• _Recorded data_
________

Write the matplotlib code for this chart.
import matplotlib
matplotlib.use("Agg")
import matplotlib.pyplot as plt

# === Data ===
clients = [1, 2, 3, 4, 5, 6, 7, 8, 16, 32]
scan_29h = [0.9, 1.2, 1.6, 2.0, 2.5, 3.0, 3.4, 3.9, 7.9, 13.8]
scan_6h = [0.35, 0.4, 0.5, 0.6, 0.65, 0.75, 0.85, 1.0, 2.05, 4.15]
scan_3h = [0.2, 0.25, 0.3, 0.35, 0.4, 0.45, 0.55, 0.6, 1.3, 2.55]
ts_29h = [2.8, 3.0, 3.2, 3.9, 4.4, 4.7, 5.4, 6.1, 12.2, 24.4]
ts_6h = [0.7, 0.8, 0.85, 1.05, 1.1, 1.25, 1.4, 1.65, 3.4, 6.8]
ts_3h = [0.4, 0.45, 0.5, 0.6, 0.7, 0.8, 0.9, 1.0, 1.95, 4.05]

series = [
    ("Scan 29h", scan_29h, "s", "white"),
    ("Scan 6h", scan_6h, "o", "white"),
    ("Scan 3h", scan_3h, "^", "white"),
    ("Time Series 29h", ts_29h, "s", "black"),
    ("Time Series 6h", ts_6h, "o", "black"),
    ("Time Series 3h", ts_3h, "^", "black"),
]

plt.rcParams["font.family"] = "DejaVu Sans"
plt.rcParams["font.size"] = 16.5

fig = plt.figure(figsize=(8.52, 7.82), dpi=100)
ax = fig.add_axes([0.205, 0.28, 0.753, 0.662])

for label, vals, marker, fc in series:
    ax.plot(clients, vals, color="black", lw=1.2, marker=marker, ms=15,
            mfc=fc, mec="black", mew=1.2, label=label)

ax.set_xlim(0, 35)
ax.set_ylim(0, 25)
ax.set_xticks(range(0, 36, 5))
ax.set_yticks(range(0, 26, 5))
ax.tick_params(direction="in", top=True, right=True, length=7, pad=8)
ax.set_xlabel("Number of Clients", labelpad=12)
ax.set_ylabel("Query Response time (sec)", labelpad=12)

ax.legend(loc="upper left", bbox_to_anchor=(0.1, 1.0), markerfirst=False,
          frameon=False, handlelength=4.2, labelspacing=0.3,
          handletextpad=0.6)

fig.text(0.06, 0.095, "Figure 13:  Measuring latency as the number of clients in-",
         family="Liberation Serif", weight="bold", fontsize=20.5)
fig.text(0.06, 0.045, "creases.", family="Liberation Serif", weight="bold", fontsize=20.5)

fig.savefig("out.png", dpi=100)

________

• _Aim of the exercise_
From the listing above, reproduce all the lines exactly.

• _Task output_
Write the matplotlib code for this chart.
import matplotlib
matplotlib.use("Agg")
import matplotlib.pyplot as plt

# === Data ===
clients = [1, 2, 3, 4, 5, 6, 7, 8, 16, 32]
scan_29h = [0.9, 1.2, 1.6, 2.0, 2.5, 3.0, 3.4, 3.9, 7.9, 13.8]
scan_6h = [0.35, 0.4, 0.5, 0.6, 0.65, 0.75, 0.85, 1.0, 2.05, 4.15]
scan_3h = [0.2, 0.25, 0.3, 0.35, 0.4, 0.45, 0.55, 0.6, 1.3, 2.55]
ts_29h = [2.8, 3.0, 3.2, 3.9, 4.4, 4.7, 5.4, 6.1, 12.2, 24.4]
ts_6h = [0.7, 0.8, 0.85, 1.05, 1.1, 1.25, 1.4, 1.65, 3.4, 6.8]
ts_3h = [0.4, 0.45, 0.5, 0.6, 0.7, 0.8, 0.9, 1.0, 1.95, 4.05]

series = [
    ("Scan 29h", scan_29h, "s", "white"),
    ("Scan 6h", scan_6h, "o", "white"),
    ("Scan 3h", scan_3h, "^", "white"),
    ("Time Series 29h", ts_29h, "s", "black"),
    ("Time Series 6h", ts_6h, "o", "black"),
    ("Time Series 3h", ts_3h, "^", "black"),
]

plt.rcParams["font.family"] = "DejaVu Sans"
plt.rcParams["font.size"] = 16.5

fig = plt.figure(figsize=(8.52, 7.82), dpi=100)
ax = fig.add_axes([0.205, 0.28, 0.753, 0.662])

for label, vals, marker, fc in series:
    ax.plot(clients, vals, color="black", lw=1.2, marker=marker, ms=15,
            mfc=fc, mec="black", mew=1.2, label=label)

ax.set_xlim(0, 35)
ax.set_ylim(0, 25)
ax.set_xticks(range(0, 36, 5))
ax.set_yticks(range(0, 26, 5))
ax.tick_params(direction="in", top=True, right=True, length=7, pad=8)
ax.set_xlabel("Number of Clients", labelpad=12)
ax.set_ylabel("Query Response time (sec)", labelpad=12)

ax.legend(loc="upper left", bbox_to_anchor=(0.1, 1.0), markerfirst=False,
          frameon=False, handlelength=4.2, labelspacing=0.3,
          handletextpad=0.6)

fig.text(0.06, 0.095, "Figure 13:  Measuring latency as the number of clients in-",
         family="Liberation Serif", weight="bold", fontsize=20.5)
fig.text(0.06, 0.045, "creases.", family="Liberation Serif", weight="bold", fontsize=20.5)

fig.savefig("out.png", dpi=100)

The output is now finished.